リュウキュウベンケイソウが子房親となった場合、雑種株は両種の中間的な形質のものが約半数見られ、残りはリュウキュウベンケイソウと区別がつかなかった。それは交雑せずに自家受粉してしまった可能性がある。逆の交雑で得られた種子のうち、発芽したものはラクシフローラと区別がつかず、これも自家受粉が疑われる。
リュウキュウベンケイソウ×ラクシフローラの雑種はDNA量からも染色体数からも両種の交雑が確認され、形態形質こそ中間的であったが葉縁不定芽の形成は現れなかったとしている。

その後カランコエの交配が比較的盛んな台湾においてもKalanchoe blossfeldiana‘Isabella’とセイロンベンケイソウKalanchoe pinnataやウェンディ‘Wendy’との交配について論文が出ている(王 和朱, 2011)。こちらの結果も中間形質の雑種ができるが稔性はなく、セイロンベンケイソウとの雑種では不定芽形成形質はないという結果であった。

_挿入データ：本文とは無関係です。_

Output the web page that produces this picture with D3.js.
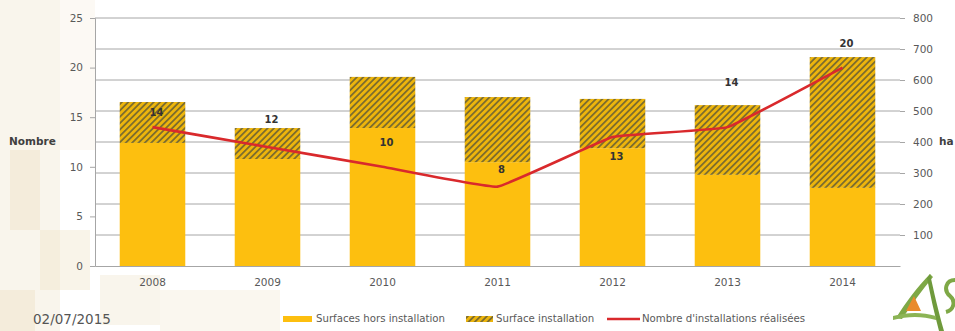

 更に後年作出されたガランビトウロウソウKalanchoe spathulata var. garambiensis×黒錦蝶Kalanchoe beauverdiiでも同様に不定芽形成が見られないことから、カランコエ節×ブリオフィルム節では不定芽形成能力が欠如するものと示唆される。
 この結果は若干寂しくもあるが、子宝草マニアを標榜する身としては、コレクション・アイテムが無限大に増加する可能性がないことに安堵感も覚えるのである。